Scientists have long attempted to convert the enormous amounts of waste heat generated by power plants, data centers, and cars into electricity via thermoelectric power generators (TEPGs). Scientists know how to convert waste heat into electricity. The problem is how to do so in an efficient manner using a material that justifies the cost of the conversion process.
NASA engineers were looking to save fuel for spacecraft missions using a successful thermoelectric conversion process. As a result, NASA’s Langley Research Center in Hampton, VA, awarded a Phase II Small Business Technology Transfer (STTR) contract to Brimrose Technology Corp. to further develop a promising thermoelectric material and process the company has embarked upon. Brimrose estimates that the process will increase thermoelectric efficiency to 15-20%, compared with the current 5-8% level.
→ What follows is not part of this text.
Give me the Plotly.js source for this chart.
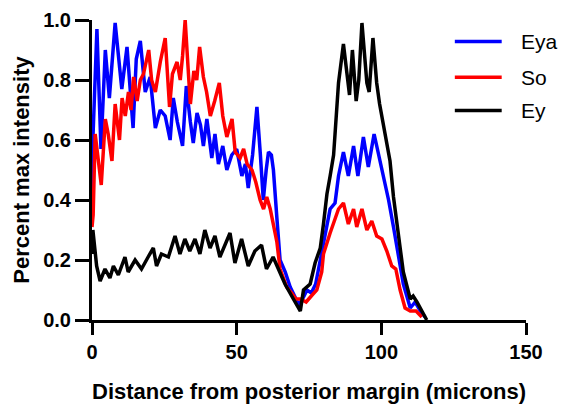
<!DOCTYPE html>
<html><head><meta charset="utf-8">
<script src="https://cdn.plot.ly/plotly-3.0.1.min.js"></script>
<style>html,body{margin:0;padding:0;background:#fff}#chart{width:561px;height:408px}</style>
</head><body><div id="chart"></div>
<script>
// ---- data ----
const seriesNames = ["Eya", "So", "Ey"];
const seriesColors = ["#0000FF", "#FF0000", "#000000"];

const eyaX = [0, 0.3, 1.7, 3.1, 4.6, 6.0, 8.0, 10.3, 12.1, 14.2, 15.3, 16.7, 18.4, 20.1, 21.9, 23.6, 25.3, 27.0, 28.1, 29.5, 31.3, 32.6, 34.0, 35.0, 36.3, 37.5, 38.5, 39.7, 41.4, 42.5, 43.7, 45.2, 46.6, 48.3, 50.0, 51.8, 53.0, 54.0, 55.5, 57.0, 58.2, 59.2, 60.2, 61.0, 62.0, 62.7, 63.9, 65.0, 66.8, 68.5, 70.0, 71.4, 72.8, 74.3, 75.8, 77.3, 78.9, 80.6, 82.3, 84.0, 85.2, 86.9, 88.6, 90.4, 91.9, 93.8, 95.5, 97.5, 99.6, 100.7, 102.5, 104.2, 105.9, 107.6, 110.0, 111.7, 113.5, 115.1];
const eyaY = [0.35, 0.60, 0.97, 0.57, 0.90, 0.74, 0.99, 0.77, 0.91, 0.64, 0.87, 0.93, 0.76, 0.81, 0.64, 0.70, 0.68, 0.60, 0.74, 0.66, 0.58, 0.78, 0.66, 0.59, 0.69, 0.65, 0.58, 0.67, 0.54, 0.62, 0.52, 0.58, 0.50, 0.55, 0.57, 0.48, 0.52, 0.44, 0.55, 0.71, 0.55, 0.40, 0.50, 0.56, 0.55, 0.50, 0.34, 0.20, 0.16, 0.11, 0.08, 0.05, 0.07, 0.10, 0.09, 0.12, 0.20, 0.28, 0.37, 0.39, 0.48, 0.56, 0.48, 0.58, 0.48, 0.61, 0.51, 0.62, 0.53, 0.47, 0.40, 0.31, 0.22, 0.12, 0.04, 0.06, 0.03, 0.01];

const soX = [0, 0.4, 1.1, 2.3, 3.2, 4.6, 5.6, 6.9, 8.0, 9.5, 10.4, 11.5, 12.6, 13.5, 14.4, 15.6, 16.7, 17.8, 19.6, 20.6, 21.9, 23.6, 25.3, 26.8, 27.8, 29.4, 30.5, 31.3, 32.2, 33.4, 34.0, 35.2, 36.2, 37.2, 38.5, 39.6, 40.9, 42.4, 44.0, 45.2, 46.6, 48.4, 49.5, 51.2, 52.4, 53.6, 55.3, 56.6, 58.1, 59.3, 60.4, 61.6, 62.7, 63.9, 65.0, 67.3, 69.0, 70.5, 72.0, 74.0, 75.8, 77.7, 79.4, 80.0, 82.3, 84.0, 85.2, 86.9, 88.6, 90.4, 91.5, 93.3, 95.0, 96.7, 98.4, 100.2, 101.9, 103.6, 105.0, 106.5, 108.2, 110.0, 112.0, 114.0];
const soY = [0.31, 0.35, 0.62, 0.51, 0.45, 0.67, 0.62, 0.53, 0.72, 0.60, 0.74, 0.68, 0.76, 0.70, 0.81, 0.73, 0.80, 0.82, 0.90, 0.80, 0.76, 0.86, 0.94, 0.71, 0.82, 0.86, 0.80, 0.88, 1.00, 0.81, 0.72, 0.83, 0.80, 0.91, 0.81, 0.76, 0.68, 0.73, 0.79, 0.68, 0.61, 0.67, 0.56, 0.54, 0.57, 0.52, 0.50, 0.46, 0.40, 0.37, 0.41, 0.37, 0.31, 0.26, 0.17, 0.11, 0.09, 0.07, 0.07, 0.06, 0.08, 0.10, 0.16, 0.22, 0.29, 0.34, 0.37, 0.39, 0.32, 0.37, 0.31, 0.37, 0.30, 0.33, 0.28, 0.27, 0.23, 0.18, 0.17, 0.10, 0.04, 0.03, 0.03, 0.01];

const eyX = [0, 0.3, 1.6, 2.8, 4.5, 6.2, 7.4, 9.1, 11.4, 12.5, 14.9, 17.1, 19.4, 21.2, 22.3, 24.0, 26.4, 28.7, 30.4, 32.1, 33.8, 35.6, 37.3, 39.0, 40.8, 42.5, 44.2, 45.9, 47.7, 49.4, 51.7, 54.0, 56.3, 58.6, 60.3, 62.6, 64.4, 66.7, 69.6, 72.0, 73.1, 75.4, 77.1, 78.9, 80.0, 81.2, 82.3, 83.5, 84.0, 85.2, 86.9, 88.0, 89.0, 90.0, 91.3, 92.2, 93.3, 95.0, 95.8, 97.1, 98.4, 99.4, 101.3, 103.0, 104.2, 105.9, 107.6, 110.0, 111.0, 112.3, 113.5, 115.7];
const eyY = [0.22, 0.30, 0.18, 0.13, 0.17, 0.14, 0.18, 0.15, 0.21, 0.16, 0.20, 0.17, 0.21, 0.24, 0.18, 0.22, 0.21, 0.28, 0.22, 0.27, 0.23, 0.27, 0.22, 0.30, 0.24, 0.28, 0.21, 0.25, 0.29, 0.19, 0.27, 0.18, 0.23, 0.25, 0.17, 0.21, 0.17, 0.12, 0.07, 0.03, 0.10, 0.12, 0.19, 0.24, 0.32, 0.42, 0.48, 0.55, 0.62, 0.79, 0.92, 0.84, 0.75, 0.90, 0.73, 0.80, 0.99, 0.79, 0.76, 0.94, 0.79, 0.72, 0.62, 0.53, 0.41, 0.28, 0.16, 0.07, 0.08, 0.06, 0.04, 0.00];

const xTicks = [0, 50, 100, 150];
const yTicks = [0.0, 0.2, 0.4, 0.6, 0.8, 1.0];
const yTickText = ["0.0", "0.2", "0.4", "0.6", "0.8", "1.0"];

// ---- chart ----
const xs = [eyaX, soX, eyX];
const ys = [eyaY, soY, eyY];
const traces = seriesNames.map((n, i) => ({
  type: "scatter", mode: "lines", name: n, x: xs[i], y: ys[i],
  line: {color: seriesColors[i], width: 3.5}, showlegend: false
}));

const FONT = "Liberation Sans, Arial, sans-serif";
// custom legend (paper coords)
const legY = [0.928, 0.809, 0.698];
const shapes = seriesNames.map((n, i) => ({
  type: "line", xref: "paper", yref: "paper", x0: 0.836, x1: 0.944, y0: legY[i], y1: legY[i],
  line: {color: seriesColors[i], width: 3.5}
}));
const annotations = seriesNames.map((n, i) => ({
  xref: "paper", yref: "paper", x: 0.985, y: legY[i], xanchor: "left", yanchor: "middle",
  text: n, showarrow: false, font: {family: FONT, size: 21, color: "#000"}
}));

const layout = {
  width: 561, height: 408,
  margin: {l: 92, r: 35, t: 20, b: 88},
  paper_bgcolor: "#fff", plot_bgcolor: "#fff",
  font: {family: FONT, color: "#000"},
  xaxis: {
    range: [0, 150], tickvals: xTicks, ticktext: xTicks.map(String),
    showline: true, linewidth: 3, linecolor: "#000", mirror: false,
    ticks: "outside", ticklen: 12, tickwidth: 3, tickcolor: "#000",
    showgrid: false, zeroline: false,
    tickfont: {family: FONT, size: 20, weight: "bold"},
    title: {text: "Distance from posterior margin (microns)", font: {family: FONT, size: 22, weight: "bold"}, standoff: 22},
    automargin: false
  },
  yaxis: {
    range: [0, 1.0], tickvals: yTicks, ticktext: yTickText,
    showline: true, linewidth: 3, linecolor: "#000",
    ticks: "outside", ticklen: 14, tickwidth: 3, tickcolor: "#000",
    showgrid: false, zeroline: false,
    tickfont: {family: FONT, size: 20, weight: "bold"},
    title: {text: "Percent max intensity", font: {family: FONT, size: 22, weight: "bold"}, standoff: 8},
    automargin: false
  },
  shapes: shapes,
  annotations: annotations,
  showlegend: false
};

Plotly.newPlot("chart", traces, layout, {displayModeBar: false, staticPlot: true});
</script>
</body></html>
Lead telluride (PbTe) was selected because the compound is highly suitable for the temperature range of 400-1000K, where substantial amounts of waste heat are produced. Doped single crystalline PbTe structures were grown, and homogeneous crystals were achieved. The compound was developed into nanometer-sized powders via ball milling. The powders were sent to Penn State University’s Applied Research Laboratory, where they were consolidated using field assisted spark plasma sintering technology (FAST). Using FAST, the powder is simultaneously compacted and sintered in a graphite die under concurrent load and temperature, as well as high-density current.
The thermoelectric devices were created using the treated compound by developing p-type and n-type compounds joined together by a copper strip on a ceramic plate — a process known as thermocoupling. The assembly was based on a device fabrication technology called flip-chip assembly. Electrical contact technology having low electrical resistance that could withstand significantly elevated temperatures also was developed.
Researchers also engineered a novel heat sink design in which heat can be stored prior to its being turned into electricity, rather than being released into the atmosphere. The heat sink improved heat transport efficiency by up to 250-300%. The result was a TEPG component that researchers estimated was close to reaching theoretical limits of performance.
The second phase of the STTR will focus on designing a mold to allow for the production of a predetermined size of ntype and p-type legs with electrical contacts. Researchers hope to build a TEPG module to demonstrate the generation of 1kW of power.